If a:b = 3:4 and b:c = 8:9, find a:b:c.

Answer:

a:b:c = 6:8:9.

Note:

• In a ratio, its first term is called antecedent and the second term is called consequent.

• If the simplest form of two or more ratios are same , then they are said to be equivalent ratios.

• Method to find combined ratio :

Step1 : Find the LCM of consequent of first ratio and antecedent of second ratio.

Step2 : Now make the equivalent ratios of both the given ratios such that the consequent of first ratio and the antecedent of second ratio are equal to the obtained LCM.
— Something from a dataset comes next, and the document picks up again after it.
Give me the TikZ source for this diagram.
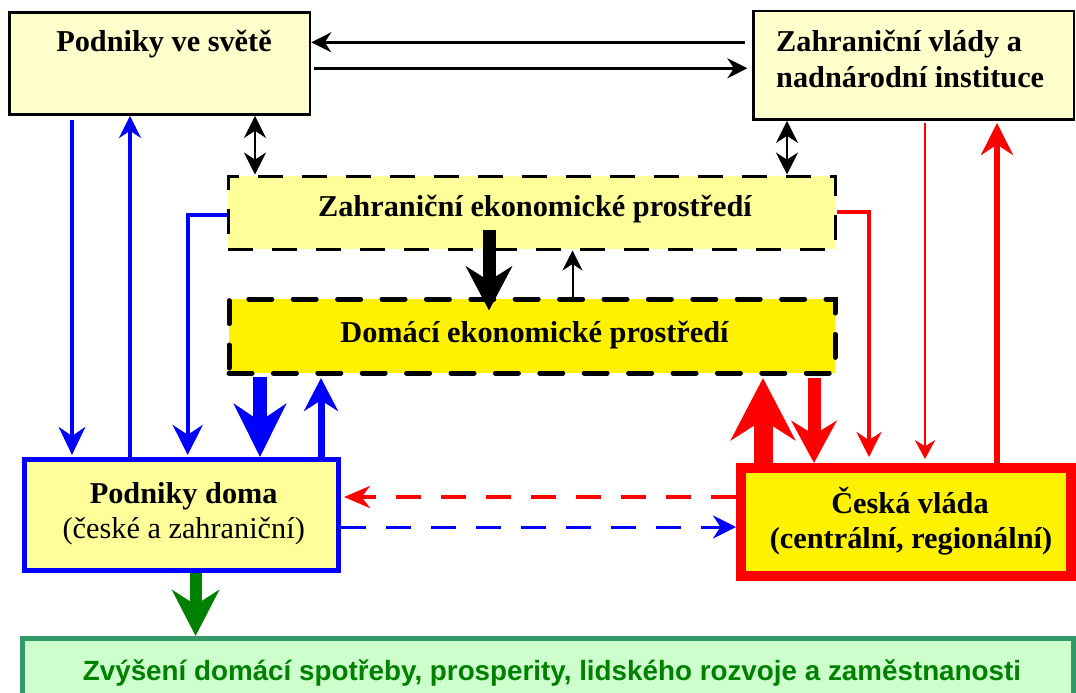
\documentclass[tikz,border=0pt]{standalone}
\usepackage{fontspec}
\setmainfont{Liberation Serif}
\newfontfamily\arialf{Liberation Sans}
\usetikzlibrary{arrows.meta}
\definecolor{lyel}{HTML}{FFFFCC}
\definecolor{myel}{HTML}{FFFF99}
\definecolor{gfill}{HTML}{CCFFCC}
\definecolor{gline}{HTML}{339966}
\definecolor{gtext}{HTML}{008000}
\tikzset{
  ar/.style n args={3}{line width=#1, -{Stealth[length=#2, width=#3]}},
  tb/.style={font=\fontsize{30.3}{36}\selectfont\bfseries, inner sep=0pt, anchor=base},
  tr/.style={font=\fontsize{30.3}{36}\selectfont, inner sep=0pt, anchor=base},
}
\begin{document}
\begin{tikzpicture}[x=1pt,y=-1pt]
\useasboundingbox (0,0) rectangle (1076,693);
\clip (0,0) rectangle (1076,693);
% boxes
\node[draw, line width=2.5pt, fill=lyel, minimum width=300.4pt, minimum height=102pt, inner sep=0pt] (box1) at (159.8,63.7) {};
\node[draw, line width=2.5pt, fill=lyel, minimum width=320.4pt, minimum height=108.7pt, inner sep=0pt] (box2) at (913.8,65.35) {};
\node[draw, line width=3pt, dash pattern=on 25pt off 19pt, fill=myel, minimum width=607pt, minimum height=73pt, inner sep=0pt] (zahr) at (531.5,212.5) {};
\node[draw, line width=5pt, dash pattern=on 23pt off 21.4pt, line cap=round, fill=yellow, minimum width=606pt, minimum height=74pt, inner sep=0pt] (domaci) at (532,336) {};
\node[draw=blue, line width=5pt, fill=myel, minimum width=314.3pt, minimum height=111pt, inner sep=0pt] (doma) at (181.35,515) {};
\node[draw=red, line width=10pt, fill=yellow, minimum width=330pt, minimum height=108pt, inner sep=0pt] (vlada) at (906,522) {};
\node[draw=gline, line width=5pt, fill=gfill, minimum width=1051pt, minimum height=81.5pt, inner sep=0pt] (green) at (547.5,679.25) {};
% texts
\node[tb] (t1) at (164,52) {Podniky ve světě};
\node[tb, anchor=base west] (t2a) at (776,52) {Zahraniční vlády a};
\node[tb, anchor=base west] (t2b) at (776,87) {nadnárodní instituce};
\node[tb] (t3) at (535,216) {Zahraniční ekonomické prostředí};
\node[tb] (t4) at (534.5,342) {Domácí ekonomické prostředí};
\node[tb] (t5a) at (183.7,503) {Podniky doma};
\node[tr] (t5b) at (183.7,538) {(české a zahraniční)};
\node[tb] (t6a) at (910,513) {Česká vláda};
\node[tb] (t6b) at (911,548) {(centrální, regionální)};
\node[font=\arialf\fontsize{27.8}{33}\selectfont\bfseries, text=gtext, inner sep=0pt, anchor=base] (t7) at (552,680) {Zvýšení domácí spotřeby, prosperity, lidského rozvoje a zaměstnanosti};
% black connectors
\draw[ar={2.5pt}{20pt}{20pt}, shorten <=7pt] (box2.west |- 0,42.3) -- (box1.east |- 0,42.3);
\draw[ar={2.5pt}{20pt}{20pt}, shorten <=3pt, shorten >=5pt] (box1.east |- 0,68.3) -- (box2.west |- 0,68.3);
\draw[line width=2.5pt, {Stealth[length=22pt,width=22pt]}-{Stealth[length=22pt,width=22pt]}] (255,0 |- box1.south) -- (255,0 |- zahr.north);
\draw[line width=2.5pt, {Stealth[length=22pt,width=22pt]}-{Stealth[length=22pt,width=22pt]}] (787,0 |- box2.south) -- (787,0 |- zahr.north);
\draw[ar={13pt}{44pt}{46pt}, shorten <=-21pt, shorten >=-14pt] (489,0 |- zahr.south) -- (489,0 |- domaci.north);
\draw[ar={2pt}{20pt}{20pt}] (572.5,0 |- domaci.north) -- (572.5,0 |- zahr.south);
% blue connectors
\draw[blue, ar={4.5pt}{28pt}{26.5pt}, shorten <=4pt, shorten >=2pt] (72,0 |- box1.south) -- (72,0 |- doma.north);
\draw[blue, ar={3.5pt}{22pt}{22pt}] (130,0 |- doma.north) -- (130,0 |- box1.south);
\draw[blue, ar={4pt}{30pt}{30pt}, shorten >=2pt] (zahr.west |- 0,215) -| (187.7,0 |- doma.north);
\draw[blue, ar={14pt}{53pt}{52pt}, shorten <=1.5pt] (260,0 |- domaci.south) -- (260,0 |- doma.north);
\draw[blue, ar={7pt}{33pt}{34pt}, shorten >=2.5pt] (321,0 |- doma.north) -- (321,0 |- domaci.south);
\draw[blue, ar={3pt}{23pt}{23pt}, dash pattern=on 25pt off 20pt] (doma.east |- 0,527) -- (vlada.west |- 0,527);
% red connectors
\draw[red, ar={3.5pt}{25pt}{25pt}, shorten >=6pt] (zahr.east |- 0,212) -| (869,0 |- vlada.north);
\draw[red, ar={2pt}{19pt}{20.5pt}, shorten <=2pt, shorten >=4pt] (925,0 |- box2.south) -- (925,0 |- vlada.north);
\draw[red, ar={5.7pt}{32pt}{32pt}, shorten >=2pt] (997,0 |- vlada.north) -- (997,0 |- box2.south);
\draw[red, ar={19pt}{62pt}{64pt}, shorten >=2.5pt] (763,0 |- vlada.north) -- (763,0 |- domaci.south);
\draw[red, ar={13pt}{42pt}{45pt}, shorten <=2.5pt] (814,0 |- domaci.south) -- (814,0 |- vlada.north);
\draw[red, ar={4pt}{26pt}{22pt}, dash pattern=on 25pt off 20pt, shorten >=3pt] (vlada.west |- 0,497) -- (doma.east |- 0,497);
% green connector
\draw[gtext, ar={12pt}{46pt}{47pt}] (195.6,0 |- doma.south) -- (195.6,0 |- green.north);
\end{tikzpicture}
\end{document}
Step3 : Now finally combine both the ratios.

Solution:

It is given that ;

a:b = 3:4

b:c = 8:9

Let's find the combined ratio of a:b and b:c

(ie; a:b:c)

Step : 1

Here ,

The consequent (second term) of first ratio

(ie; a:b) is 4.

And the antecedent (first term) of second ratio

(ie; b:c) is 8.

Also , the LCM(4,8) = 8

Step : 2

Try to make the consequent of first ratio and antecedent of second ratio equal to there LCM.

Now,

=> a:b = 3:4

=> a:b = (3×2):(4×2)

=> a:b = 6:8

Also;

=> b:c = 8:9

=> b:c = (8×1):(9×1)

=> b:c = 8:9

Hence,

The obtained equivalent ratios are ;

a:b = 6:8 and b:c = 8:9.

Step : 3

Now,

Combine the equivalent ratios a:b = 6:8 and

b:c = 8:9.

Hence,

The combined ratio will be ;

a:b:c = 6:8:9.

Hence,

Required ratio is ; a:b:c = 6:8:9.